Parmi la profusion de sorties littéraires en ce mois de septembre, c’est celui-ci que j’ai choisi. J’aime les histoires qui parlent des femmes, des strates qui les composent, et que l’auteur a plaisir à effeuiller pour en faire des écrits vibrants et infinis. J’aime encore plus quand il s’agit de femmes de rien, d’aspect ordinaire. Elles ont le pouvoir de révéler tous leurs potentiels dans leurs vulnérabilités et leurs insuffisances.

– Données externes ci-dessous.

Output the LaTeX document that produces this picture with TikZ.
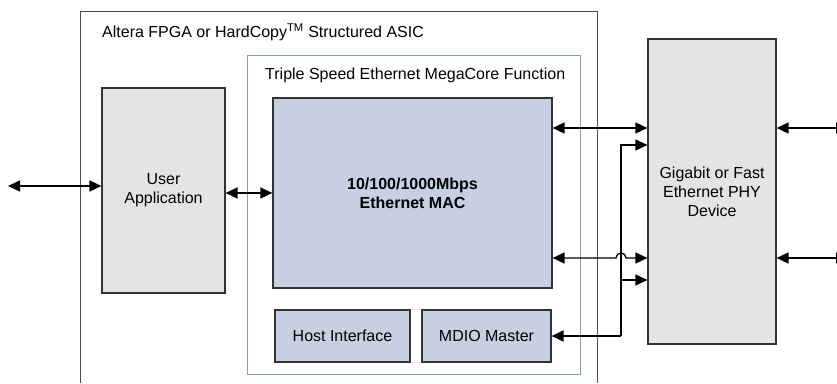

Dans ce roman écrit par Bérénice Pichat, la petite bonne qui n’a pas de prénom et sera toujours présentée comme telle, va chez le couple Daniel s’occuper de l’entretien de leur demeure bourgeoise. Monsieur, autrefois pianiste émérite est un grand mutilé de la 1ère guerre mondiale. Sa femme, Alexandrine, veille sur lui depuis plus de 20 ans, vivant dans l’ombre de cet homme ravagé par la solitude et la souffrance. Et si Monsieur profitait de l’arrivée de cette jeune bonne pour l’aider à réaliser son funeste projet ?

 Elle est assise

Face à lui

Ses entrailles la brûlent

Elle sent ses joues rouges

Sa peau qui tire

Elle réfléchit

Elle a très bien compris

Ce que Monsieur lui demande

Il a parlé clairement

Joué cartes sur table

La vérité apparaît

Toute simple

Dans son horreur

Face à elle

Il attend

Crispé

Tendu

Et si elle acceptait 

Il veut y croire

Peut- être est-ce possible 

Notre petite bonne va, contre toute attente, s’imposer dans leurs vies et bousculer leur fragile équilibre. Sa fraîcheur, son authenticité et ses blessures vont trouver un écho auprès de ce bout d’homme brisé. Ce récit puissant sous forme de huit clos, donne une voix singulière à chaque personnage. Bérénice Pichat donne à la petite bonne, une narration unique sous forme de vers libres donnant ainsi plus de corps à ces mots.